Her work often revolves around issues associated with the environment or social issues through the depiction of landscape, seascape or sky. Previously she has spent two or three years at a time focusing in depth on other natural phenomenon such as the clouds as seen in her last solo exhibition with us Clouds 42° South.

“I work predominately as a visual artist. Generally I focus on the natural environment in some way and over the last 19 years have explored the sky, sea and landscape in my practice. The last few years my main area of interest has been the forest environment of Tasmania. I have lived in Tasmania for 13 years now having moved here from Western Australia. I have been astounded by the beauty of the ecosystem and saddened to see its rapid destruction. My main method of work is through drawing and painting but I like to experiment with other media and push the boundaries through collaborative projects with others. Most recently I have worked with a local musician/composer on forest projects in the North East of Tasmania but have also worked with others including sculptors, local company IHOS Opera, environment groups, schools and other environmental artists.”

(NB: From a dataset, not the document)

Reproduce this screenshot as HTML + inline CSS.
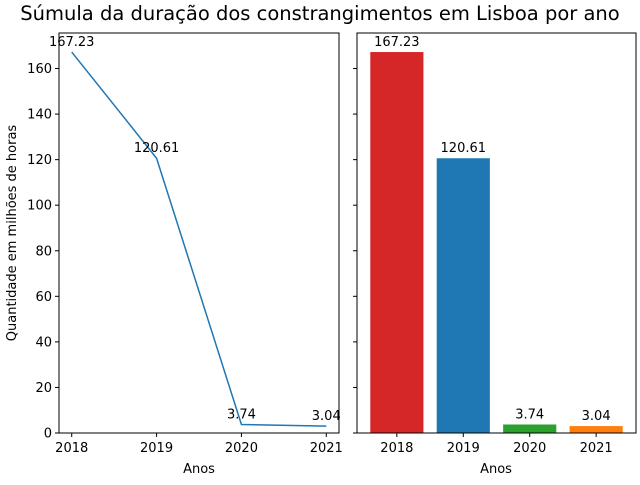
<!DOCTYPE html>
<html><head><meta charset="utf-8"><style>
body{margin:0;background:#fff;}
svg{font-family:"DejaVu Sans","Liberation Sans",sans-serif;}
</style></head><body>
<svg id="c" width="640" height="480" xmlns="http://www.w3.org/2000/svg">
<text x="320" y="20" text-anchor="middle" font-size="19.5">Súmula da duração dos constrangimentos em Lisboa por ano</text>
<text transform="translate(16,233) rotate(-90)" text-anchor="middle" font-size="13">Quantidade em milhões de horas</text>
<text x="199" y="473" text-anchor="middle" font-size="13">Anos</text>
<text x="496" y="473" text-anchor="middle" font-size="13">Anos</text>
<g id="g"></g>
</svg>
<script>
const years = ["2018","2019","2020","2021"];
const values = [167.23, 120.61, 3.74, 3.04];
const barColors = ["#d62728","#1f77b4","#2ca02c","#ff7f0e"];
const yTicks = [0,20,40,60,80,100,120,140,160];

const NS="http://www.w3.org/2000/svg";
const g=document.getElementById('g');
function mk(t,a,txt){const e=document.createElementNS(NS,t);for(const k in a)e.setAttribute(k,a[k]);if(txt!==undefined)e.textContent=txt;g.appendChild(e);return e;}
const plotTop=33,plotBot=433,ymax=Math.max(...values)*1.05;
const y=v=>plotBot-(v/ymax)*(plotBot-plotTop);
const L={x0:59,x1:339},R={x0:357,x1:636};
const n=values.length;
const xlin=i=>L.x0+((i+0.05*(n-1))/((n-1)*1.1))*(L.x1-L.x0);
const xb=i=>R.x0+((i+0.6)/(n-1+1.2))*(R.x1-R.x0);
const bw=0.8/(n-1+1.2)*(R.x1-R.x0);

let d=values.map((v,i)=>(i?'L':'M')+xlin(i)+','+y(v)).join(' ');
let e=mk('path',{d:d,fill:'none',stroke:'#1f77b4','stroke-width':1.5});


values.forEach((v,i)=>{
  let t=mk('text',{x:xlin(i),y:y(v)-6,'text-anchor':'middle','font-size':13},v.toFixed(2));
  
  
});
values.forEach((v,i)=>{
  let r=mk('rect',{x:xb(i)-bw/2,y:y(v),width:bw,height:plotBot-y(v),fill:barColors[i]});
  
  
  let t=mk('text',{x:xb(i),y:y(v)-6,'text-anchor':'middle','font-size':13},v.toFixed(2));
  
  
});
[L,R].forEach((a,k)=>{
  let f=mk('rect',{x:a.x0,y:plotTop,width:a.x1-a.x0,height:plotBot-plotTop,fill:'none',stroke:'#000','stroke-width':1});
  
  
  yTicks.forEach(tv=>{
    mk('line',{x1:a.x0-4,x2:a.x0,y1:y(tv),y2:y(tv),stroke:'#000'});
    if(!k){let t=mk('text',{x:a.x0-7,y:y(tv)+4.5,'text-anchor':'end','font-size':13},tv);
      
      }
  });
  years.forEach((yr,i)=>{
    const xx=k?xb(i):xlin(i);
    mk('line',{x1:xx,x2:xx,y1:plotBot,y2:plotBot+4,stroke:'#000'});
    let t=mk('text',{x:xx,y:plotBot+19,'text-anchor':'middle','font-size':13},yr);
    
    
  });
});
</script>
</body></html>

“This body of works further explores my interest in the diverse ecosystem of the Blue Tier Forest in North East Tasmania. I have been drawn to the odd furry, hairy, sticky plants in the darker sections of rainforest. I find great pleasure in discovering new forms of interest every time I walk into this area. I feel there is a lifetimes intrigue for me to work with from this one forest alone. The new fronds that unfurl from the tree ferns (dicksonia antartica) each Spring amaze me and their new soft luminous green forms then make me consider how many seasons these plants been growing. Some of the Tree ferns in the Blue Tier area are 9 metres high and form a high canopy. These plants must truly be ancient.

The rich diversity of this old forest provides moisture and food for all forms of mosses, lichens and fungi along all the surfaces of living trees, rotting limbs and on the forest floor like a rich tapestry. For this small body of work I have focused mostly on the ferns, sundews, on a few favourite trees and the moss balls (leptostomum inclines) which I only came across recently. Many more strange but beautiful plants make up this ecosystem that I look forward to spending time with in the future.”